After many years of Buddhist practice, which began with Nicheren Shoshu in my late teens, and which settled latterly into Amida pureland practice through meeting Dharmavydia, I began two years ago to pray the rosary in the company of a long-time (one time) Zen Buddhist friend.

I would - I do - struggle to explain why exactly I've begun, thus, to address Nyorai as Mother of God, but this thread really does that job for me, rather well: whatever it does or does not lead me to call myself, praying the rosary has allowed me to reclaim just this sense of a 'quiet inner chamber' - a direct conversation with the all-accepting Divine face, and to tease that 1-1 conversation apart from any position-taking with respect to lineage, etc. (The need to do this, I think, really arose from having spent nearly two decades steeped in lineage-centric Tibetan Buddhist practice, which proved harder to put down than I imagined.)

The '54-day novena' rosary format we use brings a chosen petition for 27 days, then brings thanks for it having been answered, for the next 27, and so on. In many ways this please-and-thankyou rhythm has returned to me to where prayer first entered my troubled 19 year old life, with daimoku, and the deep power of asking for help.

I realise that 'praying the rosary as a Pureland Buddhist' opens considerably more questions that it answers. But in Buddhist terms, I would say that I see Mother of God and Amida Buddha, for all their deep doctrinal differences, as themselves just concepts, as sambhogakaya, as so many skilful means to allow a conversation in the heart - that conversation itself being the thing that matters.

I've probably conflated and confused many things here.

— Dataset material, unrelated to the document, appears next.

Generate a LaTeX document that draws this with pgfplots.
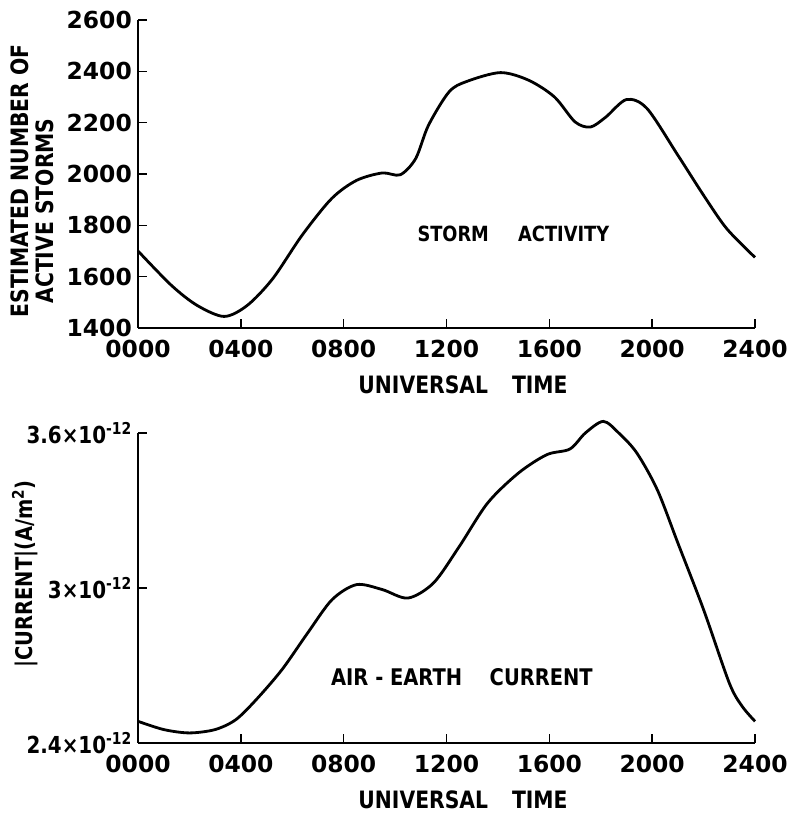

Emracing that confusion, then, as the mark of a work in progress, I'm reminded too of the definition of prayer once offered by the Nuestra Señora de Guadalupe devotee, Dr Clarrisa Pinkola Estes:

"Prayer is whatever works."

As said, I think I may have gone rather off-topic, but the conversation is of much interest to me, thankyou.

Namo Amida Bu, Nam Myoho Renge Kyo

The Tathagata can appear in many guises.

Indeed - put more simply!



David Brazier said:

The Tathagata can appear in many guises.

Wonderful comments!! Thank you all of you…Yes Mat, It is not confusing, I fully understand you… many times I finish my practice of nembutsu by making the sign of the cross. I know it may sound strange but I feel it quite natural, my last “Namo Amida Bu”…

The Cross is a symbol of suffering, and the man on the cross is humanity…even Jesus Christ yelled at God, in extreme pain, “Why have you abandoned me?”, feeling hopeless and helpless, like any other human being… Yes, I think we need to express our vulnerability for being able to surrender later on.

A piece of tangential information. "+" is the Chinese character for "ten". It also has the implication "100%" like "ten out of ten", thus meaning excellent or wholehearted, so when you make the sign of the cross it may have different implications in different cultures.

Really happy that makes any kind of sense, Nati. Thank you. A muddled affair, but a sense of slowly coming through for all that. Abidingly grateful for the foundational (to me) understanding of spirituality that nembutsu teachings offer, and the good people its introduced me to.

Curiously, that foundation feels like the reverse of your point Dharmavydia: just as a given gesture may have many different resonances across cultures, just so the same root 'gesture of the heart' will reach for whatever comes to hand, but in essence will have the same shape and colour - an instinctual movement towards opening, entrusting as what is native to us.

You've written about this on many occasions of course, a no brainer I suppose.